■ **Aim**
Every record that follows must be duplicated exactly, with images left out.

■ **Given records**
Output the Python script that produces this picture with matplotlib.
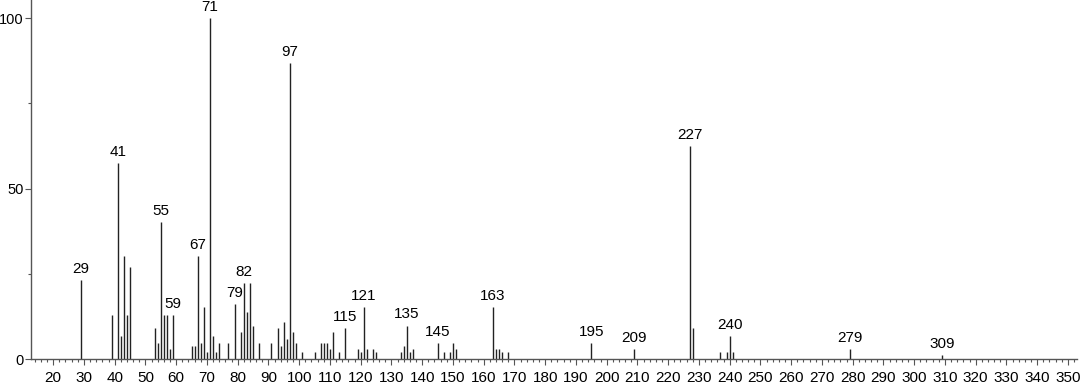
import matplotlib
matplotlib.use("Agg")
import matplotlib.pyplot as plt
from matplotlib.ticker import MultipleLocator

plt.rcParams['font.family'] = ['Liberation Sans', 'DejaVu Sans']

# m/z values and relative intensities
mz = [29, 39, 41, 42, 43, 44, 45, 53, 54, 55, 56, 57, 58, 59,
      65, 66, 67, 68, 69, 70, 71, 72, 73, 74, 77, 79, 81, 82, 83, 84, 85, 87,
      91, 93, 94, 95, 96, 97, 98, 99, 101, 105, 107, 108, 109, 110, 111, 113,
      115, 119, 120, 121, 122, 124, 125, 133, 134, 135, 136, 137,
      145, 147, 149, 150, 151, 163, 164, 165, 166, 168,
      195, 209, 227, 228, 237, 239, 240, 241, 279, 309]
intensity = [23.2, 12.9, 57.4, 6.7, 30.2, 12.9, 27.1, 9.0, 4.6, 40.1, 12.9, 12.9, 2.9, 12.9,
             3.8, 3.8, 30.2, 4.6, 15.2, 2.0, 100, 6.7, 2.0, 4.6, 4.6, 16.0, 8.0, 22.2, 13.9, 22.2, 9.8, 4.6,
             4.6, 9.0, 3.8, 10.9, 5.8, 86.8, 8.0, 4.6, 2.0, 2.0, 4.6, 4.6, 4.6, 2.8, 8.0, 2.0,
             9.0, 2.8, 2.0, 15.2, 2.8, 2.8, 2.0, 2.0, 3.8, 9.8, 2.0, 2.8,
             4.6, 2.0, 2.0, 4.8, 2.8, 15.2, 2.8, 2.8, 2.0, 2.0,
             4.6, 2.8, 62.5, 9.0, 2.0, 2.0, 6.7, 2.0, 2.8, 1.2]
labeled = [29, 41, 55, 59, 67, 71, 79, 82, 97, 115, 121, 135, 145, 163,
           195, 209, 227, 240, 279, 309]

fig = plt.figure(figsize=(10.92, 3.84), dpi=100)
ax = fig.add_axes([0.0284, 0.065, 0.958, 0.935])

ax.vlines(mz, 0, intensity, color='#222222', linewidth=1.0)

lookup = dict(zip(mz, intensity))
for m in labeled:
    ax.annotate(str(m), (m, lookup[m]), xytext=(0, 3), textcoords='offset points',
                ha='center', va='bottom', fontsize=11)

ax.set_xlim(12.8, 353)
ax.set_ylim(0, 105.3)
ax.set_xticks(range(20, 351, 10))
ax.xaxis.set_minor_locator(MultipleLocator(2))
ax.set_yticks([0, 50, 100])
ax.yaxis.set_minor_locator(MultipleLocator(25))

for s in ['top', 'right']:
    ax.spines[s].set_visible(False)
for s in ['left', 'bottom']:
    ax.spines[s].set_color('#555555')
    ax.spines[s].set_linewidth(1.0)

ax.tick_params(axis='x', which='major', length=4.5, width=0.8, color='#555555',
               labelsize=11, pad=4)
ax.tick_params(axis='y', which='major', length=4.5, width=0.8, color='#555555',
               labelsize=10.5, pad=0.8)
ax.tick_params(axis='both', which='minor', length=2.5, width=0.8, color='#555555')

fig.savefig("out.png", dpi=100)
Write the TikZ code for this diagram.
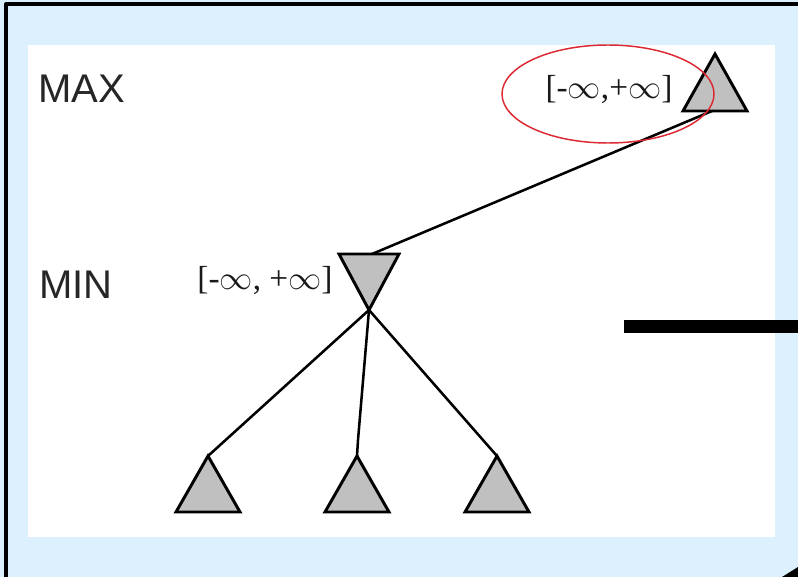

■ **Written response**
Output the Python script that produces this picture with matplotlib.
import matplotlib
matplotlib.use("Agg")
import matplotlib.pyplot as plt
from matplotlib.ticker import MultipleLocator

plt.rcParams['font.family'] = ['Liberation Sans', 'DejaVu Sans']

# m/z values and relative intensities
mz = [29, 39, 41, 42, 43, 44, 45, 53, 54, 55, 56, 57, 58, 59,
      65, 66, 67, 68, 69, 70, 71, 72, 73, 74, 77, 79, 81, 82, 83, 84, 85, 87,
      91, 93, 94, 95, 96, 97, 98, 99, 101, 105, 107, 108, 109, 110, 111, 113,
      115, 119, 120, 121, 122, 124, 125, 133, 134, 135, 136, 137,
      145, 147, 149, 150, 151, 163, 164, 165, 166, 168,
      195, 209, 227, 228, 237, 239, 240, 241, 279, 309]
intensity = [23.2, 12.9, 57.4, 6.7, 30.2, 12.9, 27.1, 9.0, 4.6, 40.1, 12.9, 12.9, 2.9, 12.9,
             3.8, 3.8, 30.2, 4.6, 15.2, 2.0, 100, 6.7, 2.0, 4.6, 4.6, 16.0, 8.0, 22.2, 13.9, 22.2, 9.8, 4.6,
             4.6, 9.0, 3.8, 10.9, 5.8, 86.8, 8.0, 4.6, 2.0, 2.0, 4.6, 4.6, 4.6, 2.8, 8.0, 2.0,
             9.0, 2.8, 2.0, 15.2, 2.8, 2.8, 2.0, 2.0, 3.8, 9.8, 2.0, 2.8,
             4.6, 2.0, 2.0, 4.8, 2.8, 15.2, 2.8, 2.8, 2.0, 2.0,
             4.6, 2.8, 62.5, 9.0, 2.0, 2.0, 6.7, 2.0, 2.8, 1.2]
labeled = [29, 41, 55, 59, 67, 71, 79, 82, 97, 115, 121, 135, 145, 163,
           195, 209, 227, 240, 279, 309]

fig = plt.figure(figsize=(10.92, 3.84), dpi=100)
ax = fig.add_axes([0.0284, 0.065, 0.958, 0.935])

ax.vlines(mz, 0, intensity, color='#222222', linewidth=1.0)

lookup = dict(zip(mz, intensity))
for m in labeled:
    ax.annotate(str(m), (m, lookup[m]), xytext=(0, 3), textcoords='offset points',
                ha='center', va='bottom', fontsize=11)

ax.set_xlim(12.8, 353)
ax.set_ylim(0, 105.3)
ax.set_xticks(range(20, 351, 10))
ax.xaxis.set_minor_locator(MultipleLocator(2))
ax.set_yticks([0, 50, 100])
ax.yaxis.set_minor_locator(MultipleLocator(25))

for s in ['top', 'right']:
    ax.spines[s].set_visible(False)
for s in ['left', 'bottom']:
    ax.spines[s].set_color('#555555')
    ax.spines[s].set_linewidth(1.0)

ax.tick_params(axis='x', which='major', length=4.5, width=0.8, color='#555555',
               labelsize=11, pad=4)
ax.tick_params(axis='y', which='major', length=4.5, width=0.8, color='#555555',
               labelsize=10.5, pad=0.8)
ax.tick_params(axis='both', which='minor', length=2.5, width=0.8, color='#555555')

fig.savefig("out.png", dpi=100)
Write the TikZ code for this diagram.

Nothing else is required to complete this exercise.